Désormais, comme l’a prôné la Suisse, « les Etats et les sociétés doivent se mettre d’accord sur des objectifs communs et sur une répartition équitable des charges, selon le principe d’une responsabilité collective mais différenciée ». Pour la Confédération helvétique, l’agenda doit contenir des « objectifs ambitieux » et avoir comme priorité la préservation des ressources mondiales en eau.
La deuxième innovation, et elle prend en compte les doléances des pays en voie de développement, notamment ceux d’Afrique, est la période réservée pour réaliser une révolution soutenable dans le prochain processus de production consentie et de répartition équitable des richesses. Ce timing s’étend sur cinquante ans (2015-2063), soit deux générations entières. En d’autres termes, la majorité des hommes et des femmes, qui sont en train de développer la réflexion et de ceux qui adopteront ce document essentiel en 2015, ne seront plus en vie quand, dans un demi-siècle, leurs arrières-petits fils conduiront la dernière évaluation de ces objectifs de développement de l’agenda post-2015. Cela donne également une autre dimension à cette initiative.

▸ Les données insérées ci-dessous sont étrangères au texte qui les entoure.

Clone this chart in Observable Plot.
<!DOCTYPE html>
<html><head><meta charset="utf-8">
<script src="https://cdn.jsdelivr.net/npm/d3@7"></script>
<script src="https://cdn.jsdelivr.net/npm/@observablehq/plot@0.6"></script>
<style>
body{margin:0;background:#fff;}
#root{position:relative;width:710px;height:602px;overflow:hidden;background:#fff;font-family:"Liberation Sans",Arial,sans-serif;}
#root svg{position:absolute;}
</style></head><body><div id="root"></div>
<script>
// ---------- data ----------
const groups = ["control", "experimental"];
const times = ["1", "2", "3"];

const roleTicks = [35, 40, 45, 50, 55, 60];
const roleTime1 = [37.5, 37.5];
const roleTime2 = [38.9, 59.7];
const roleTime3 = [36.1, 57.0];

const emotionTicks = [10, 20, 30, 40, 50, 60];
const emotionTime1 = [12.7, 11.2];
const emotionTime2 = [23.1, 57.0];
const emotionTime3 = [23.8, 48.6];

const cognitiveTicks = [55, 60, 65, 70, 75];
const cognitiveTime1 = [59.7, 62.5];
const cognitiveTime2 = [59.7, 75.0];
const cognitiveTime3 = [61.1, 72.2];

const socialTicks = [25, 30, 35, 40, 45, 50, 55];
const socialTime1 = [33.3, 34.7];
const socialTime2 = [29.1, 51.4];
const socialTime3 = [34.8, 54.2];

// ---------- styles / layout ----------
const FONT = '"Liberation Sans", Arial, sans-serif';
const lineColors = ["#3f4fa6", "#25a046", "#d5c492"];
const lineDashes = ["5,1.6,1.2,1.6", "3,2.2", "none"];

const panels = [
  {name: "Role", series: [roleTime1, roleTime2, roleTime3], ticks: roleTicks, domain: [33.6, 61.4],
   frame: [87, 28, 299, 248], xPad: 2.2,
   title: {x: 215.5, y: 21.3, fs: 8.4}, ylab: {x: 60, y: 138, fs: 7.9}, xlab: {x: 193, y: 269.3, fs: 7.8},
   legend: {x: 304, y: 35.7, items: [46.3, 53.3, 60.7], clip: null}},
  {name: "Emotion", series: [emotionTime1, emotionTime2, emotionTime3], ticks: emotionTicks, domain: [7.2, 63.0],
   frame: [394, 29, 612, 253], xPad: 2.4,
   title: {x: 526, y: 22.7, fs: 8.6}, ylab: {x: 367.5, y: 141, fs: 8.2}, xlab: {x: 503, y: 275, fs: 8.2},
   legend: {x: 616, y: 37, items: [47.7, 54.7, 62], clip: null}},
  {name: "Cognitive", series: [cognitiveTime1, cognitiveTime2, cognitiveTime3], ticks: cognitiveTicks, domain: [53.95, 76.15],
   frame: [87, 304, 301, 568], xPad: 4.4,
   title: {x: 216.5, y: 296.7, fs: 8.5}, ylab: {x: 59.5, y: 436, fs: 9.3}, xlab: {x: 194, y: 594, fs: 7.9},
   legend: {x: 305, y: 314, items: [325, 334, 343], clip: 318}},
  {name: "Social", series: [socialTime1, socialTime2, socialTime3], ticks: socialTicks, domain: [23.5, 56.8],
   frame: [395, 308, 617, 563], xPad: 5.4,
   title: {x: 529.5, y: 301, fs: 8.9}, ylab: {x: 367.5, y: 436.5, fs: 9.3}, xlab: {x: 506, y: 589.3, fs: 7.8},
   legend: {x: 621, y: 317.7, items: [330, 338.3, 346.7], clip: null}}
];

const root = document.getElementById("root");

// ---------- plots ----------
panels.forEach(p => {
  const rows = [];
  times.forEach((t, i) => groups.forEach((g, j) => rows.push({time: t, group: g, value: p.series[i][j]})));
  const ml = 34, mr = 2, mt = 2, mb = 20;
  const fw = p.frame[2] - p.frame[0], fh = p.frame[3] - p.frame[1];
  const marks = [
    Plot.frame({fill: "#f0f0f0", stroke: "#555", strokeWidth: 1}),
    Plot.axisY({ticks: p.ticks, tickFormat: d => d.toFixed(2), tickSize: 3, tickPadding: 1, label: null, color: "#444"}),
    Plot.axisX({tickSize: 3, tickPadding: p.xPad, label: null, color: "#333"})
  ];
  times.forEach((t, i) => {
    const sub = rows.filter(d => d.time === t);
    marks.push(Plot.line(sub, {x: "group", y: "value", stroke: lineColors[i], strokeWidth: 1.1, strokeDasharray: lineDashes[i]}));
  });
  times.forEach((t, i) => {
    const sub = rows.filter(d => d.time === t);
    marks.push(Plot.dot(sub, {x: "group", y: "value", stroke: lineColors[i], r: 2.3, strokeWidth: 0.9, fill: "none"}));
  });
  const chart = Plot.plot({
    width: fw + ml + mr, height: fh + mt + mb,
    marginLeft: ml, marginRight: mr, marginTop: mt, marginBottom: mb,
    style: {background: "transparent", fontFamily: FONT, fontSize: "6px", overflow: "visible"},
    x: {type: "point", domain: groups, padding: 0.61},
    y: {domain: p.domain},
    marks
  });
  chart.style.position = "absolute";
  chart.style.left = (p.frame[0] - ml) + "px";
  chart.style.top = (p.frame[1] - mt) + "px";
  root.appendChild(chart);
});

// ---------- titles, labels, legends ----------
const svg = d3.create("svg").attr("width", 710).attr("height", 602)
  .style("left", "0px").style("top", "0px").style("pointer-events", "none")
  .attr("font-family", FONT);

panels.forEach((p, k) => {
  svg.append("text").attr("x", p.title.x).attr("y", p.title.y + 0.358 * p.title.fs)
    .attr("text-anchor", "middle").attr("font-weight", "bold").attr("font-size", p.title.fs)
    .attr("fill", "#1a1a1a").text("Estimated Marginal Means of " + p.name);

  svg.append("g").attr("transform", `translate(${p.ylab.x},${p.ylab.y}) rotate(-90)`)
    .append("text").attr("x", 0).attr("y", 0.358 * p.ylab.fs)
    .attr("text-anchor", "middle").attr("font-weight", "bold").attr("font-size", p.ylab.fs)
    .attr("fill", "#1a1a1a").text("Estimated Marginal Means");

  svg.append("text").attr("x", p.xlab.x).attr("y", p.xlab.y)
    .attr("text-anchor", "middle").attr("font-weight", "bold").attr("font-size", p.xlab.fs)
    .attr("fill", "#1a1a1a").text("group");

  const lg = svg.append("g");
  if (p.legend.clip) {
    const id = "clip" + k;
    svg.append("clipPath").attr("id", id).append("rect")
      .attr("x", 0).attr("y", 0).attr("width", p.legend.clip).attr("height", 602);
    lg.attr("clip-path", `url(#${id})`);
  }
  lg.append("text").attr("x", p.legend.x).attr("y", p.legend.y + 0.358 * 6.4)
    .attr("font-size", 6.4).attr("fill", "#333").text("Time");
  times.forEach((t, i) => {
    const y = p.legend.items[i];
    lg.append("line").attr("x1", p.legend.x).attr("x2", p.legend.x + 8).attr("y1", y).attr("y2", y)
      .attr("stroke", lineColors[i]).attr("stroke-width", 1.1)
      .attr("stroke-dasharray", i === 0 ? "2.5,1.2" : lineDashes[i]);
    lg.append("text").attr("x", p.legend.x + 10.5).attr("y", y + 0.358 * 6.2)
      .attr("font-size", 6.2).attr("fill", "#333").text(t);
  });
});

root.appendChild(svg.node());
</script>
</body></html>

Nouvelle feuille de route consensuelle
« Nous avons en main une occasion extraordinaire de réfléchir ensemble et de définir comment la planète peut être meilleure à l’horizon 2030, 2040 », déclarait en juillet 2002 le secrétaire général de l’ONU, Ban Ki-moon, après avoir mis sur pied un groupe de travail et un panel de haut niveau appelés à définir les termes de l’agenda post-2015. Ce véritable « think tank », qui était co-présidé par le président indonésien Susilo Bambang Yudhoyono, la présidente libérienne Ellen Johnson Sirleaf et le Premier ministre britannique, David Cameron, avait rendu son rapport en mai 2013. Ce document volumineux retraçait l’état de mise en œuvre des Objectifs du Millénaire pour le développement et formulait des recommandations utiles pour l’agenda post-2015.
Ces propositions avaient été obtenues au terme de consultations, aussi bien au sein du système des Nations unies qu’auprès des Etats, des parlements, des acteurs du développement, de la société civile… Du reste, des experts indiquent que la nouvelle feuille de route devrait comporter des acquis glanés au cours des réalisations antérieures. Conserver la base OMD : cette initiative a pu mobiliser la plupart des Etats de la planète et a mis tout le monde d’accord sur l’importance de se focaliser sur une priorité, celle de réduire de manière profonde le niveau de la pauvreté. Durabilité : les objectifs doivent être soutenables, par exemple en ne créant pas un grand écart entre la gestion des enjeux environnementaux et des défis sociétaux. L’universalité : « Il s’agit d’un changement de paradigme : le nouvel agenda ne sera plus porté par une vision du Nord pour le Sud mais devra être un projet collectif global, à mettre en œuvre dans chaque pays, pour toutes les populations. Le futur cadre de développement devra aussi valoriser les retours d’expériences et les bonnes pratiques venues des pays en développement, afin de mieux prendre en compte les réalités locales ». Concertation et appropriation : les différents aspects du développement durable (social, environnemental, économique) doivent être la symbiose des échanges entre tous les partenaires : collectivités territoriales, chercheurs, services de l’Etat, citoyens engagés, entreprises, parlementaires, ONG, entreprises… En réalité, la société civile a suffisamment démontré qu’elle peut jouer un rôle déterminant et de grande importance dans la conduite des affaires publiques et, dès lors, l’Etat ne peut plus détenir le monopole de l’action collective.